Norsat boss champions engineering-diversity cause

UBC Engineering student Jasmine Nikkari talks to Business in Vancouver about the opportunity to shadow a female CEO.


March 2, 2016

By: Tyler Orton

Amiee Chan couldn’t help but notice on a business trip to South Korea that vendors for Norsat International Inc. (TSX:NII) would constantly open doors for her company’s supply chain manager as the pair toured facilities.

It was up to the head of the company to open all her own doors.

“They thought he was the CEO and I was the assistant,” said Chan, who earned a PhD in satellite communications from the University of British Columbia (UBC) at a time when only one or two women would be in any given engineering class.

“I was just laughing because he’s such gentleman. They’d pull out a chair for him and he’d go walk around and pull out a chair for me.”

Chan, who has served as the satellite communications company’s CEO since 2006, said it wasn’t the first time someone dismissed the possibility that a female engineer might be at the helm of Norsat.

While she had a number of mentors in the business world while working her way up the corporate ladder, few of them were women.

It’s a trend she doesn’t want repeated for young female engineers.

In mid-February, Chan agreed to allow UBC mechanical engineering student Jasmine Nikkari to shadow her as part of Odgers Berndtson’s CEO x 1 Day program.

“Up until now a lot of my female role models have not been in the engineering field,” the 21-year-old said.

“But to see a strong, successful woman in a position of leadership as a company CEO [who] has totally turned the company around … is a great chance.”

The third-year student arrived early in the day and sat in on meetings between Chan and other executives, even participating in a cup-stacking challenge during lunch-hour Lunar New Year festivities.

Nikkari said the opportunity to witness first-hand a CEO tackling marketing strategies at a satellite communications wasn’t something available in many classrooms.

But to witness a female engineer do it, too, wasn’t something she is certain happens in many corporate offices.

Despite efforts by Chan and other female engineers to develop more female role models in the region’s technology sector, B.C. continues to fall behind.

Data from the Ottawa-based Engineers Canada industry advocacy group shows only 18% of those enrolled in undergrad engineering programs in 2012 were female.

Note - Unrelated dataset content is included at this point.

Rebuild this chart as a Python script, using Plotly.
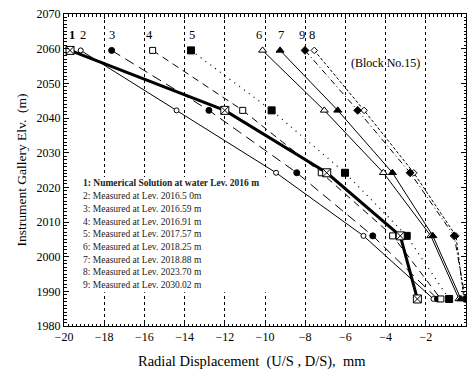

That’s a decrease from 2001, when 21% of undergrad engineering students were female.

Furthermore, the West Coast lags behind the rest of Canada with women making up only 15% of B.C. undergrad engineering students in 2012.

Even Engineers Canada is pacing itself when it comes to creating gender equality in the profession.

According to a 2014 proposal from its Women in Engineering committee, the group set the goal of ensuring 30% of newly licensed engineers are women by 2030.

Engineering associations in seven provinces endorsed the goal. No engineering associations in B.C. have gotten on board.

Chan said it will take a big push by top-level management to see significant progress made in getting more women involved in engineering.

“Leaders, when they can, should try and introduce more diversity into the workplace,” Chan said, adding that more diversity leads to better business practices when people are examining problems from different angles.

“The biases in society are not as strong as they used to be, but they’re still there.”